Scipione (Scipio)
  • George Frideric Handel. Opera in three acts. 1726.
  • Libretto by Paolo Antonio Rolli, based on a libretto by Antonio Salvi and on the histories of Livy.
  • First performance at the King's Theatre, London, on 12th March 1726.
CHARACTERS
Berenice, daughter of King Ernando soprano
Lucejo (Allucius), her lover male alto
Scipione (Scipio), a Roman general male alto
Lelio (Laelius), a Roman commander tenor
Armira, captive of the Romans soprano
Ernando, King of the Balearics bass

Scipio, in triumph, has conquered New Carthage. He is in love with the captive Berenice, but magnanimously releases her to her beloved Allucius (Lucejo), a Celtiberian Prince, while the Roman commander Laelius is finally united with his beloved Armira, released now from Roman captivity.

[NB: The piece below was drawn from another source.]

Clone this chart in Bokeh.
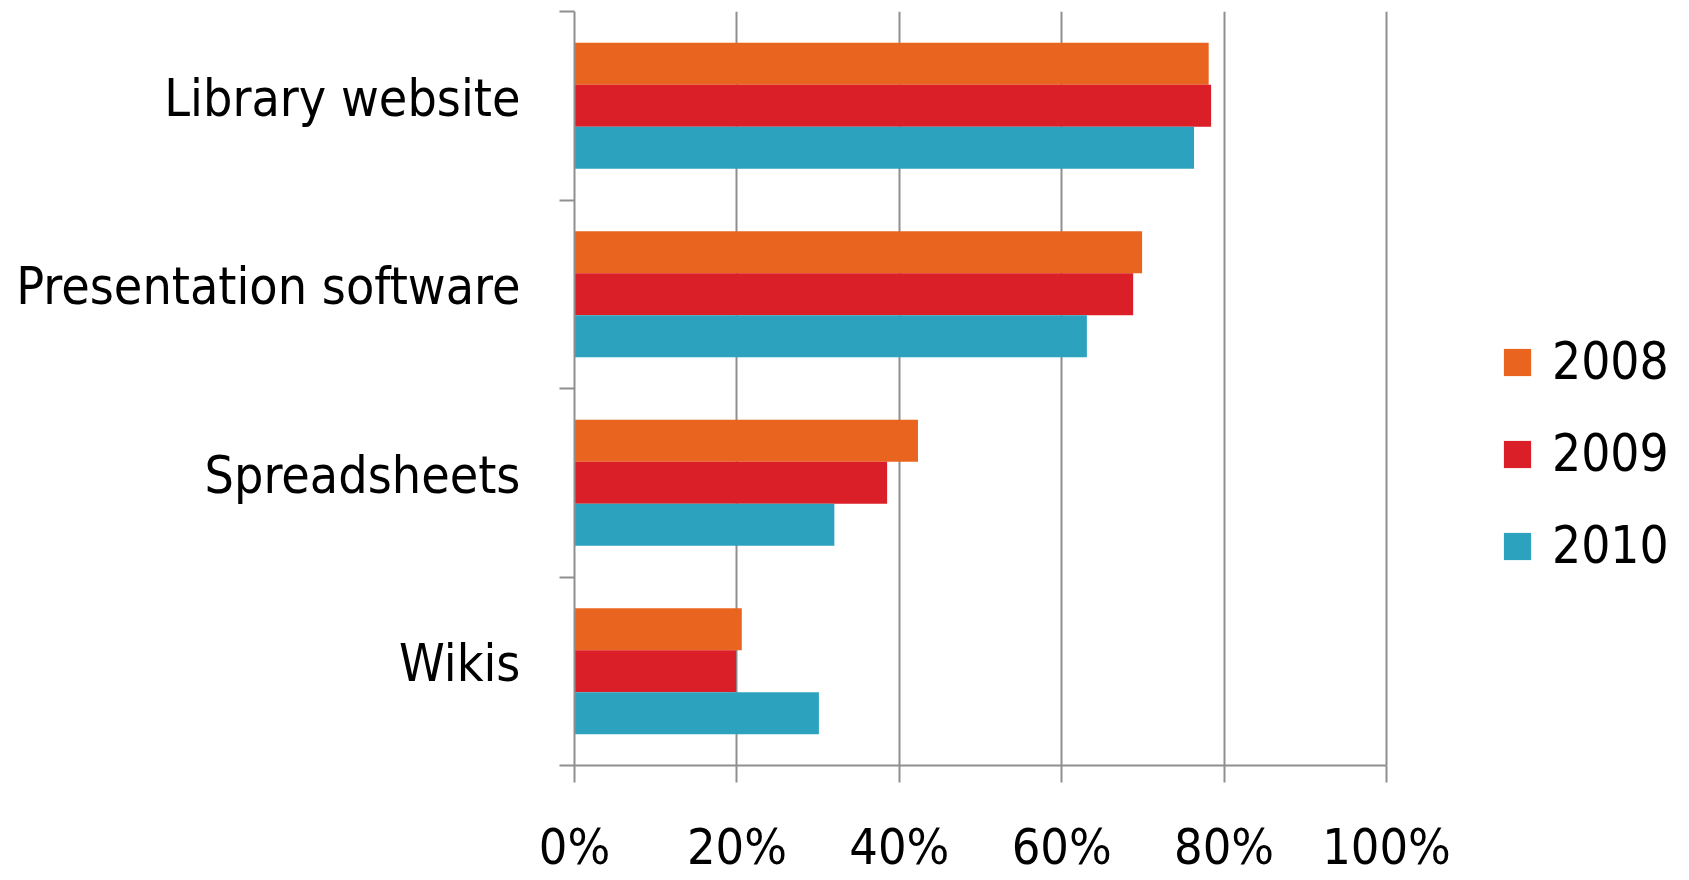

The overture and more particularly the march that precedes the first act of the opera are well enough known. Berenice, like later operatic heroines, remains firm as a rock against the suggestion of marriage to Scipio in her final second act aria Scoglio d'immote fronte (Immovable as a rock). In the third act Come al nazio boschetto (As to the native wood) Allucius expresses again his love for Berenice. Handel made various changes in the work for a revival in 1730, with Scipio now allotted to a tenor and a woman taking the part of Laelius.